A new report from a libertarian think tank shows personal and economic freedom is growing in Mississippi though we are still in the bottom 20 percent.
Cato Institute’s Freedom in the Fifty States tracks freedom based on fiscal policy, regulatory policy, and personal freedom. Mississippi came in at 40th overall, a five spot jump from 2014, though still lower than our peak of 32 in the early-2000s.
So what are we doing well?
Our regulatory policy is in the top 10, and is moving in the right direction. Two years ago, lawmakers adopted a new law that will require all new licensing regulations to be approved before they take effect, ensuring new attempts to stifle competition will be reviewed before they are finalized.
On land use freedom, health insurance freedom, labor market freedom, lawsuit freedom, and occupational freedom, which all encompass our regulatory policy, Mississippi is in the top half of all states in each category.
Where can we improve?
That was the good. But when it comes to fiscal policy, we have much room for growth. And it appears we are only moving backwards.
Fiscal policy includes state and local taxation, government consumption, investment, employment, and debt. Essentially, how much are you being taxed and how much of our economic activity is controlled by government?
“Mississippians’ overall tax burden is a bit above average nationally at 9.9 percent, but local taxes are quite low. This fiscal centralization goes along with a lack of choice among local government (less than 0.4 per 100 square miles). Debt is much lower than average, but government employment and consumption are far higher than average. State and local employment is 17.7 percent of private sector employment,” the report notes.

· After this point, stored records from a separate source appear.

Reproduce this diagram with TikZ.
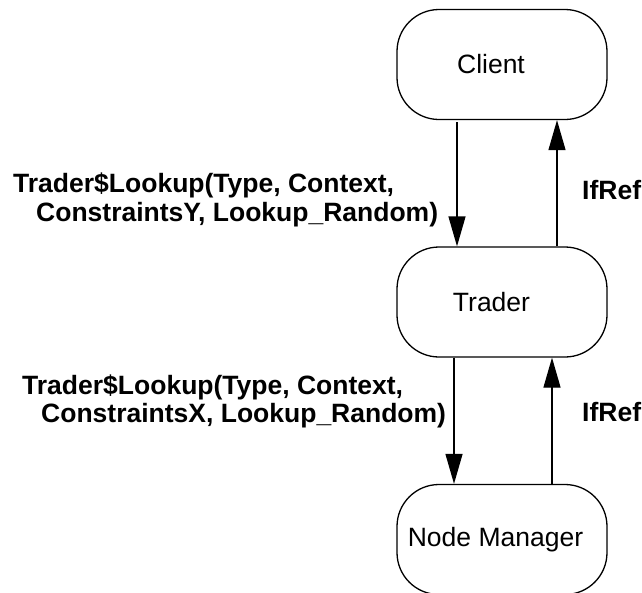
\documentclass[tikz,border=0pt]{standalone}
\usepackage{fontspec}
\setmainfont{Liberation Sans}
\usetikzlibrary{arrows.meta}
\begin{document}
\begin{tikzpicture}[x=1pt,y=-1pt,
  proc/.style={draw,line width=1.3pt,rounded corners=42pt,minimum width=210pt,minimum height=110pt,inner sep=0pt,font=\fontsize{26.5}{29}\selectfont},
  arr/.style={line width=1.3pt,-{Triangle[length=30pt,width=17pt]}},
  lbl/.style={inner sep=0pt,anchor=base west,font=\fontsize{26.5}{29}\selectfont\bfseries}]
\useasboundingbox (0,0) rectangle (642,592);
\node[proc] (client) at (502,64.5) {\hspace*{-22pt}Client};
\node[proc] (trader) at (502,302) {\hspace*{-21pt}Trader};
\node[proc] (nm) at (502,539.5) {\hspace*{-13pt}Node Manager};
\draw[arr] ([xshift=-45pt,yshift=-2pt]client.south) -- ([xshift=-45pt]trader.north);
\draw[arr] ([xshift=55pt]trader.north) -- ([xshift=55pt]client.south);
\draw[arr] ([xshift=-48pt]trader.south) -- ([xshift=-48pt]nm.north);
\draw[arr] ([xshift=50pt]nm.north) -- ([xshift=50pt]trader.south);
\node[lbl] (l1a) at (13,192.5) {Trader\$Lookup(Type, Context,};
\node[lbl] (l1b) at (36,221.5) {ConstraintsY, Lookup\_Random)};
\node[lbl] (l2a) at (22,394.5) {Trader\$Lookup(Type, Context,};
\node[lbl] (l2b) at (41,422.5) {ConstraintsX, Lookup\_Random)};
\node[lbl] (r1) at (582,199.5) {IfRef};
\node[lbl] (r2) at (582,421.5) {IfRef};
\end{tikzpicture}
\end{document}
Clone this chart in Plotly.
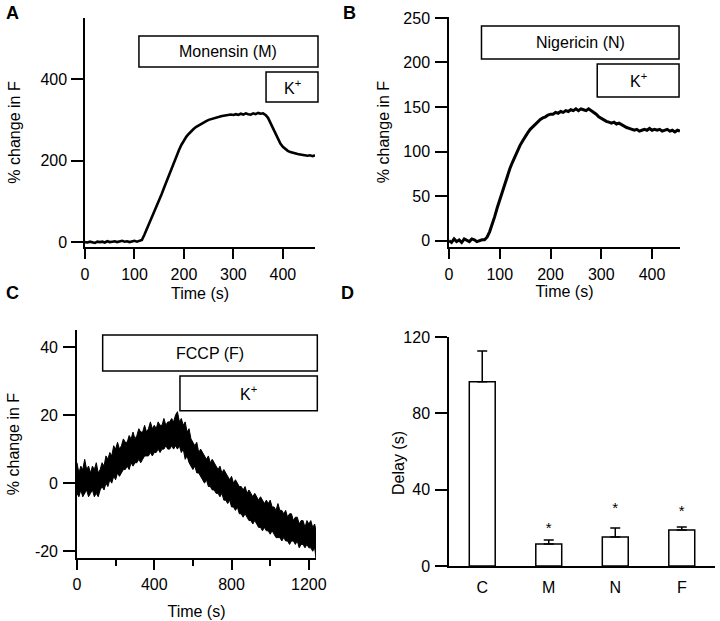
import plotly.graph_objects as go

# ---- panel A: monensin ----
a_time = list(range(0, 470, 5))
a_val = [0, -1, 1, 0, -2, 1, 0, 1, -1, 2, 0, 1, 2, 0, 1, 3, 1, 2, 0, 2, 3, 1, 3,
         5, 18, 32, 45, 60, 74, 88, 103, 118, 134, 150, 165, 182, 198, 212, 226, 239,
         250, 259, 266, 273, 278, 283, 287, 290, 294, 297, 300, 302, 304, 306, 307,
         309, 310, 311, 311, 313, 312, 314, 312, 315, 313, 316, 314, 313, 316, 314,
         317, 315, 316, 312, 305, 293, 280, 267, 253, 242, 234, 228, 224, 221, 219,
         217, 216, 215, 214, 213, 212, 213, 211, 213]
a_drug_on = 109
a_k_on = 366

# ---- panel B: nigericin ----
b_time = list(range(0, 460, 5))
b_val = [0, -2, 2, -1, 1, -2, 2, 0, -1, 2, 1, -1, 0, 1,
         1, 4, 10, 18, 27, 37, 46, 56, 65, 73, 81, 88, 95, 102, 107, 112, 117, 121,
         125, 128, 131, 134, 136, 138, 139, 141, 142, 142, 144, 143, 145, 144, 146,
         145, 147, 146, 148, 146, 148, 147, 146, 148, 146, 145, 142, 139, 137, 135,
         134, 133, 132, 133, 131, 132, 130, 128, 127, 126, 125, 124, 125, 123, 124,
         125, 124, 126, 124, 125, 124, 125, 123, 124, 125, 123, 124, 122, 124, 123]
b_drug_on = 64
b_k_on = 292

# ---- panel C: FCCP, noisy trace drawn as its upper / lower edge ----
c_time = list(range(0, 1240, 10)) + [1237]
c_upper = [6, 3, 5, 4, 7, 4, 5, 3, 5, 4,
           6, 3, 4, 6, 5, 8, 7, 9, 8, 11,
           10, 12, 10, 11, 13, 12, 12, 14, 13, 15,
           13, 14, 16, 15, 15, 17, 15, 16, 18, 16,
           17, 16, 18, 17, 17, 19, 17, 18, 18, 19,
           18, 20, 21, 18, 19, 17, 18, 15, 16, 13,
           12, 11, 12, 9, 10, 9, 8, 7, 8, 6,
           7, 6, 5, 4, 5, 3, 4, 3, 2, 1,
           2, 0, 1, 0, -1, -1, -2, -1, -3, -2,
           -3, -4, -3, -4, -5, -4, -5, -6, -5, -6,
           -5, -7, -7, -8, -6, -8, -8, -9, -8, -10,
           -9, -9, -11, -10, -10, -12, -11, -11, -13, -11,
           -12, -11, -13, -12, -14]
c_lower = [-3, -4, -2, -4, -3, -2, -4, -3, -2, -4,
           -3, -4, -2, -1, -2, 0, -1, 1, 0, 2,
           1, 3, 2, 3, 4, 4, 5, 4, 6, 5,
           6, 6, 7, 6, 7, 8, 8, 8, 9, 8,
           9, 9, 10, 9, 10, 10, 11, 10, 10, 11,
           10, 11, 10, 11, 9, 10, 7, 8, 6, 5,
           4, 5, 3, 3, 2, 1, 0, 1, -1, -1,
           -2, -2, -3, -3, -4, -3, -5, -5, -6, -5,
           -7, -7, -8, -7, -9, -9, -10, -9, -10, -11,
           -11, -12, -11, -12, -13, -13, -14, -13, -14, -14,
           -15, -14, -15, -16, -16, -16, -17, -16, -17, -17,
           -18, -17, -17, -18, -17, -19, -18, -18, -19, -18,
           -19, -19, -20, -19, -22]
c_drug_on = 133
c_k_on = 533

# ---- panel D: delay ----
d_cats = ["C", "M", "N", "F"]
d_delay = [96.5, 11.5, 15.2, 18.9]
d_err = [16.2, 2.1, 4.7, 1.5]
star_cats = ["M", "N", "F"]
star_y = [19.4, 29.9, 28.3]

FONT = "Liberation Sans, Arial, sans-serif"

fig = go.Figure()

fig.add_trace(go.Scatter(x=a_time, y=a_val, mode="lines", line=dict(color="black", width=2.6),
                         xaxis="x", yaxis="y", showlegend=False))
fig.add_trace(go.Scatter(x=b_time, y=b_val, mode="lines", line=dict(color="black", width=3),
                         xaxis="x2", yaxis="y2", showlegend=False))
fig.add_trace(go.Scatter(x=c_time + c_time[::-1], y=c_upper + c_lower[::-1], mode="lines",
                         fill="toself", fillcolor="black", line=dict(color="black", width=1),
                         xaxis="x3", yaxis="y3", showlegend=False))
fig.add_trace(go.Bar(x=d_cats, y=d_delay, width=0.39,
                     marker=dict(color="white", line=dict(color="black", width=1.5)),
                     error_y=dict(type="data", array=d_err, arrayminus=[0, 0, 0, 0],
                                  color="black", thickness=1.5, width=5),
                     xaxis="x4", yaxis="y4", showlegend=False))
fig.add_trace(go.Scatter(x=star_cats, y=star_y, mode="text", text=["*"] * len(star_cats),
                         textfont=dict(size=15, color="black", family=FONT),
                         xaxis="x4", yaxis="y4", showlegend=False))

ax = dict(showgrid=False, zeroline=False, showline=True, linecolor="black", linewidth=1.5,
          ticks="outside", tickcolor="black", tickwidth=1.5, automargin=False,
          tickfont=dict(size=16, color="black", family=FONT))
title_font = dict(size=16, color="black", family=FONT)

fig.update_layout(
    width=720, height=621,
    margin=dict(l=0, r=0, t=0, b=0),
    paper_bgcolor="white", plot_bgcolor="white",
    font=dict(family=FONT, color="black"),
    xaxis=dict(ax, domain=[0.1181, 0.4375], range=[0, 465], dtick=100, ticklen=10,
               ticklabelstandoff=2, anchor="y",
               title=dict(text="Time (s)", font=title_font, standoff=6)),
    yaxis=dict(ax, domain=[0.6023, 0.9710], range=[-12, 550], tickvals=[0, 200, 400],
               ticklen=12, ticklabelstandoff=1, anchor="x",
               title=dict(text="% change in F", font=title_font, standoff=16)),
    xaxis2=dict(ax, domain=[0.6236, 0.9444], range=[0, 455], dtick=100, ticklen=10,
                ticklabelstandoff=2, anchor="y2",
                title=dict(text="Time (s)", font=title_font, standoff=3)),
    yaxis2=dict(ax, domain=[0.6023, 0.9726], range=[-7, 251], dtick=50,
                ticklen=12, ticklabelstandoff=2, anchor="x2",
                title=dict(text="% change in F", font=title_font, standoff=10)),
    xaxis3=dict(ax, domain=[0.1069, 0.4389], range=[0, 1237], tickvals=[0, 400, 800, 1200],
                ticklen=10, ticklabelstandoff=1, anchor="y3",
                minor=dict(tickvals=[200, 600, 1000], ticklen=6, ticks="outside",
                           tickcolor="black", tickwidth=1.5),
                title=dict(text="Time (s)", font=title_font, standoff=14)),
    yaxis3=dict(ax, domain=[0.1014, 0.4686], range=[-22, 45], tickvals=[-20, 0, 20, 40],
                ticktext=["-20", "0", "20", "40"],
                ticklen=12, ticklabelstandoff=2, anchor="x3",
                title=dict(text="% change in F", font=title_font, standoff=11)),
    xaxis4=dict(ax, domain=[0.6236, 0.9931], range=[-0.5, 3.5], ticks="",
                ticklabelstandoff=6, anchor="y4"),
    yaxis4=dict(ax, domain=[0.0886, 0.4573], range=[0, 120], tickvals=[0, 40, 80, 120],
                ticklen=12, ticklabelstandoff=2, anchor="x4"),
)

# drug application bars (left edge at the application time)
boxes = [
    ("x", "y", 465, a_drug_on, 1.013, 0.921, 0.786, "Monensin (M)"),
    ("x", "y", 465, a_k_on, 1.013, 0.764, 0.633, "K<sup>+</sup>"),
    ("x2", "y2", 455, b_drug_on, 0.996, 0.961, 0.817, "Nigericin (N)"),
    ("x2", "y2", 455, b_k_on, 0.996, 0.796, 0.652, "K<sup>+</sup>"),
    ("x3", "y3", 1237, c_drug_on, 1.0055, 0.978, 0.820, "FCCP (F)"),
    ("x3", "y3", 1237, c_k_on, 1.0055, 0.798, 0.646, "K<sup>+</sup>"),
]
for xr, yr, xmax, t_on, x1, y1, y0, label in boxes:
    x0 = t_on / xmax
    fig.add_shape(type="rect", xref=xr + " domain", yref=yr + " domain",
                  x0=x0, x1=x1, y0=y0, y1=y1, line=dict(color="black", width=1.5),
                  fillcolor="white", layer="above")
    fig.add_annotation(xref=xr + " domain", yref=yr + " domain", x=(x0 + x1) / 2,
                       y=(y0 + y1) / 2, xanchor="center", yanchor="middle",
                       text=label, showarrow=False,
                       font=dict(size=16, color="black", family=FONT))

# D y title sits close to the tick labels
fig.add_annotation(xref="paper", yref="paper", x=398 / 720, y=1 - 463 / 621, text="Delay (s)",
                   xanchor="center", yanchor="middle",
                   textangle=-90, showarrow=False, font=title_font)

for lab, px, py in [("A", 12, 13), ("B", 349, 13), ("C", 12, 293), ("D", 347, 293)]:
    fig.add_annotation(xref="paper", yref="paper", x=px / 720, y=1 - py / 621, text="<b>%s</b>" % lab,
                       xanchor="center", yanchor="middle",
                       showarrow=False, font=dict(size=18, color="black", family=FONT))

# page body has a default 8px margin; drop it so the figure sits at the window origin
fig.write_html("out.html", config={"displayModeBar": False},
               post_script="document.body.style.margin='0';")
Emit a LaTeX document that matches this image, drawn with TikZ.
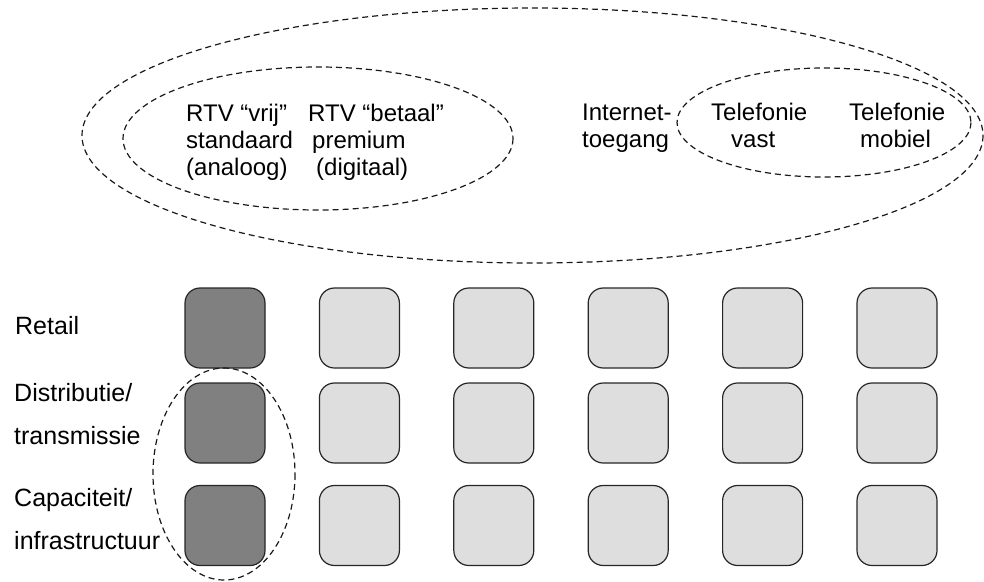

Policy recommendations? Reduce spending on health and hospitals, where we are the third most liberal spending state, and on education and public welfare, where we spend well more than the national average as a share of the economy. Make government smaller, and reduce state taxes.
Two years ago the legislature eliminated the 3 percent income tax bracket, permitted self-employed individuals to deduct half of their federal self-employment taxes, and removed the franchise tax on property and capital when fully implemented. That will help our future rankings.
And while fiscal freedom has been going in the wrong direction, we are on the right course in personal freedom, largely due to the criminal justice reforms lawmakers have begun to make. We currently came in 34th. To move in to the top half, we need to continue on the right path with those reforms.
How are our neighbors doing?
Among our four border states, we were the only state below 31st overall. Alabama, Louisiana, and Arkansas were rated 28th, 30th, and 31st respectively. The outlier- in a good way- was Tennessee at 7th.
As we mentioned, regulatory policy is our strength and Mississippi’s 7th place ranking topped all neighboring states, including Tennessee. Personal freedom was a wash, only Louisiana enjoyed a rating higher than our 34th.
It comes back to fiscal policy. Arkansas is ranked 33rd, Louisiana is 22nd, Alabama is 19th. Tennessee? 3rd. So what are they doing? “The Volunteer State lacks an income tax, and both state and local tax collections fall below the national average. We show state-level taxes falling from 5.1 percent of adjusted personal income in FY 2007 to 4.3 percent in FY 2014 and then back up to 4.5 percent in FY 2017. Local taxes have also fallen a bit since 2006, from about 3.7 to 3.3 percent of income. State and local debt is low, at 17.2 percent of income, and so is government consumption and investment, at 9.7 percent of income. Government employment is only 10.7 percent of private employment, a big drop since 2010 as the job market has recovered,” the report mentions.
Over the past several years, Mississippi has made improvements in several areas. Only five states made greater gains over the past four years. Still, 40th isn’t where we want to hang our hat. By moving our fiscal policies closer to our neighbors, we will begin to enjoy a freer, and more prosperous, state.